Blue Label is the top of the range and the bottle most people picture when they think of an expensive Scotch. It’s built from rare casks, only a small fraction of which make the cut, and the result is velvety and layered, with honey, dried fruit, dark chocolate, and a soft smokiness. The weight of the bottle, the box it comes in, and the name recognition make it the default gift for weddings, milestones, and corporate occasions.
India: ₹16,000 to ₹27,000 (around ₹14,000 at duty-free). UK: ~£180. US: $180 to $235.

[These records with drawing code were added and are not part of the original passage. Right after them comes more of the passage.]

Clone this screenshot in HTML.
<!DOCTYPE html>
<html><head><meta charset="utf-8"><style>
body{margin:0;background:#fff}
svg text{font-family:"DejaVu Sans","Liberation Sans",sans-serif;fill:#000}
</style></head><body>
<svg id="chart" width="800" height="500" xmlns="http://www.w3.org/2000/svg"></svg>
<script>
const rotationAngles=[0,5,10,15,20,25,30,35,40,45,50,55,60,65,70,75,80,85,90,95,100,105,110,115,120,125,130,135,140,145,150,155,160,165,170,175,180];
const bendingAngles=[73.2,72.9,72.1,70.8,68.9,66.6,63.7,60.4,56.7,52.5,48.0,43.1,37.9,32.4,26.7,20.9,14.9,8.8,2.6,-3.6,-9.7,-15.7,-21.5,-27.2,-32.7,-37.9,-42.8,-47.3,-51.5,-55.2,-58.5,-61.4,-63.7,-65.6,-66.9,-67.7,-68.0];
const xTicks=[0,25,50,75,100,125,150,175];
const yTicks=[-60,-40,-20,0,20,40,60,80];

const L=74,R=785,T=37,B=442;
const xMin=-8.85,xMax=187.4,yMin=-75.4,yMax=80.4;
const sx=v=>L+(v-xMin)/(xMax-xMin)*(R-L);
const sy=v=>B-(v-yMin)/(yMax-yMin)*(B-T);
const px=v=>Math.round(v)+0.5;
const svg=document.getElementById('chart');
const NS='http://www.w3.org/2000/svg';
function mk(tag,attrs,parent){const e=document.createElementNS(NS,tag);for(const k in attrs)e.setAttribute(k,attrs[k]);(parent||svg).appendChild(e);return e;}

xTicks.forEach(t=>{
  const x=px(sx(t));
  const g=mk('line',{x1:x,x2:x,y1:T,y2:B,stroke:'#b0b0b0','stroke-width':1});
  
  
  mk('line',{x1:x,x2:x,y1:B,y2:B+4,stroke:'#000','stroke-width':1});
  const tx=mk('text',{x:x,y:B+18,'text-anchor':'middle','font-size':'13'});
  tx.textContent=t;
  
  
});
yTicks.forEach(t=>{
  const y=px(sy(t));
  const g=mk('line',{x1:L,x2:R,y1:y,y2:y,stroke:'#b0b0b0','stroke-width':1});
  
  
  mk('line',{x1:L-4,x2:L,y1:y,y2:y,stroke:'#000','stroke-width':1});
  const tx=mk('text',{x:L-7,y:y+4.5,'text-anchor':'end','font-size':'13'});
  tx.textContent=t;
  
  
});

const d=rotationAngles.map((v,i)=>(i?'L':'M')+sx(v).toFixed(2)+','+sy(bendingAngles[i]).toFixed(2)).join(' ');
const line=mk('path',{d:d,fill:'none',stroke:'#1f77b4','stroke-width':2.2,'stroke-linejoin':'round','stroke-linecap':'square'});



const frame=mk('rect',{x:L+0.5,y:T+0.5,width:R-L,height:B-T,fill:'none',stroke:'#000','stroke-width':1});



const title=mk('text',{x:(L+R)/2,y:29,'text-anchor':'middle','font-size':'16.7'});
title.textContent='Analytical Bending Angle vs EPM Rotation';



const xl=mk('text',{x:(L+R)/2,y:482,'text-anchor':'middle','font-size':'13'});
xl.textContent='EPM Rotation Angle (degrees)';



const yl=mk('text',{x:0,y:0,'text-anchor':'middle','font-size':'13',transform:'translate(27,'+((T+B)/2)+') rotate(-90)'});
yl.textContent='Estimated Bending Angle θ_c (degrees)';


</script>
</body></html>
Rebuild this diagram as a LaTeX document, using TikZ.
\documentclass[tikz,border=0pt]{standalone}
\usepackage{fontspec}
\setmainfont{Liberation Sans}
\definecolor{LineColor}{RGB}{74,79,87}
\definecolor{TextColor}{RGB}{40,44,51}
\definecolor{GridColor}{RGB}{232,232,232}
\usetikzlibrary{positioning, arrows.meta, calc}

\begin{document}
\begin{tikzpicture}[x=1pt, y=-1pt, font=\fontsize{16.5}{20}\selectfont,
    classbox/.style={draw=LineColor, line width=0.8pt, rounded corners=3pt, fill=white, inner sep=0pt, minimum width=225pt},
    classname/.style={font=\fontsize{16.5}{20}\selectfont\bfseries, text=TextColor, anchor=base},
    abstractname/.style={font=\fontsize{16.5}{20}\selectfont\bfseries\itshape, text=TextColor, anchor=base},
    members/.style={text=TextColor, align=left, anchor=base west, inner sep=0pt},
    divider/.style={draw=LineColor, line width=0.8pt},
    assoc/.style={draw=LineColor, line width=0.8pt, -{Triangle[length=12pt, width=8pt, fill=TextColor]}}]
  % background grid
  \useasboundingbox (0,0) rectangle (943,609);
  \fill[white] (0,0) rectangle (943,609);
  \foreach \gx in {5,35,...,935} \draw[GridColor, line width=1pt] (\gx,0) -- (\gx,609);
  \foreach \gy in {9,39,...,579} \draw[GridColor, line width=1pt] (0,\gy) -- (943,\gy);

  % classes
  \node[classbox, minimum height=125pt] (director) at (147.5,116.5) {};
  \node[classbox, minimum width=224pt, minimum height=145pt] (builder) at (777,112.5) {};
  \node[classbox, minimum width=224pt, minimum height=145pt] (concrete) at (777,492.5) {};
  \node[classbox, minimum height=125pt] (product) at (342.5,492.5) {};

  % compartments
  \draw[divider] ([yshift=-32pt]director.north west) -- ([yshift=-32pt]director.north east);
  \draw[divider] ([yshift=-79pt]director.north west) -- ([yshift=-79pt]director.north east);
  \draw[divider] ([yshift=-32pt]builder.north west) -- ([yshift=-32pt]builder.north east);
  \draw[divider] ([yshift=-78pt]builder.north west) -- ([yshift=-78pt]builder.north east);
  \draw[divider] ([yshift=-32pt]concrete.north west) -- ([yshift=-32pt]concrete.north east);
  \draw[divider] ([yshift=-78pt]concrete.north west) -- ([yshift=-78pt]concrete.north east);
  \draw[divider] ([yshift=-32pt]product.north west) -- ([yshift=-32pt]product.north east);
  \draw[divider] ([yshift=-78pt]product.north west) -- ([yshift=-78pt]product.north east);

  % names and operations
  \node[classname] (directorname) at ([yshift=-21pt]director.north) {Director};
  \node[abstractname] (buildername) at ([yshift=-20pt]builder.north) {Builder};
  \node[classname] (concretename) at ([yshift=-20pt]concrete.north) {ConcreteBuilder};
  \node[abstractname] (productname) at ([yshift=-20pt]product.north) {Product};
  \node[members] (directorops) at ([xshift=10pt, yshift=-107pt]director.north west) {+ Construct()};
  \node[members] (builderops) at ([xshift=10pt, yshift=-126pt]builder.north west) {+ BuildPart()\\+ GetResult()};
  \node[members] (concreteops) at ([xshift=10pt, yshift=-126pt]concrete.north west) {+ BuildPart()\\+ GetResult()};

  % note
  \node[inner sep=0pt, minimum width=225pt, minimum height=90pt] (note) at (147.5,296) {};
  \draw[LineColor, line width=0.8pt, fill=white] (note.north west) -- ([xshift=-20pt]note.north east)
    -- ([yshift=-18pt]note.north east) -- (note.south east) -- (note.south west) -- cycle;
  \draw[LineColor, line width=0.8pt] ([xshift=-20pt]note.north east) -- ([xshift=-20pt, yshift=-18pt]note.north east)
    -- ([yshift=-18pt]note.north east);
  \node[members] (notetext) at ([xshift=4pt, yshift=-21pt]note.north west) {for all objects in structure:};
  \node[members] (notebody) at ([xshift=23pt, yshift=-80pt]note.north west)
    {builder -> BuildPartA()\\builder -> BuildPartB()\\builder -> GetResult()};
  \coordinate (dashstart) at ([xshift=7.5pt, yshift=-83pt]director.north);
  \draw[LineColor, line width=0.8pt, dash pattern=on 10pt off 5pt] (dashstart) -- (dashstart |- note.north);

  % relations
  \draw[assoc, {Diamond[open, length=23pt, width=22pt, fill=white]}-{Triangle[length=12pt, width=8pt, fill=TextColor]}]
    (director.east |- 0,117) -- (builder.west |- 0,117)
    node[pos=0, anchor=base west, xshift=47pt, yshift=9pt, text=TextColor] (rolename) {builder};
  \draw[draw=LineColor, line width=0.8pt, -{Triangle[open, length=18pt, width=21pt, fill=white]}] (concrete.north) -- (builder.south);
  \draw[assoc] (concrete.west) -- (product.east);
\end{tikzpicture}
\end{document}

There’s also an India-relevant edition worth knowing about. The Blue Label Diwali Limited Edition, designed by couturier Rahul Mishra, launched in 2025 as the first in a planned annual series aimed at the global Indian community. The whisky inside is the same Blue Label; what changes is the packaging, with artwork of Indian flora and fauna. It’s sold mainly through travel retail and export markets at around £225, so treat it as a collector’s gift rather than something you’ll find on a local shelf.

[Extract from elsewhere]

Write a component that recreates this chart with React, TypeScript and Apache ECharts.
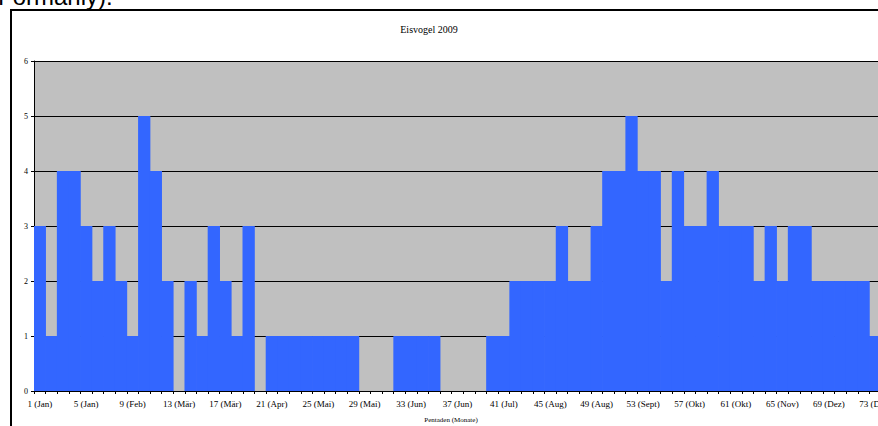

The Verdict: What To Actually Buy
If you take one recommendation from all this, make it Black Label. It’s the best value in the range, giving you a genuine 12-year-old Scotch that’s smooth enough to sip and versatile enough for almost any occasion, all at a price that doesn’t make you think twice. For most people, most of the time, it’s the right answer.
For gifting, Blue Label is the one that does the talking, with the name and the presentation to match a wedding or a milestone. If that’s more than you want to spend, the 18 Year is the smart step down, with real age behind it and plenty of polish.
Beyond that, it’s worth building up by taste. Start with Red for parties, settle into Black as your house pour, then branch toward Double Black if you like smoke or Green if you want something to sit with. Save Gold, the 18 Year, and Blue for the occasions that call for them.
One last tip if you’re buying in India: prices are lowest in places like Delhi, Goa, and airport duty-free, and noticeably higher in states like Maharashtra and Karnataka. It’s worth watching for discounts around Diwali and New Year, and prices should ease gradually as the new trade deal lowers import duties over the next few years.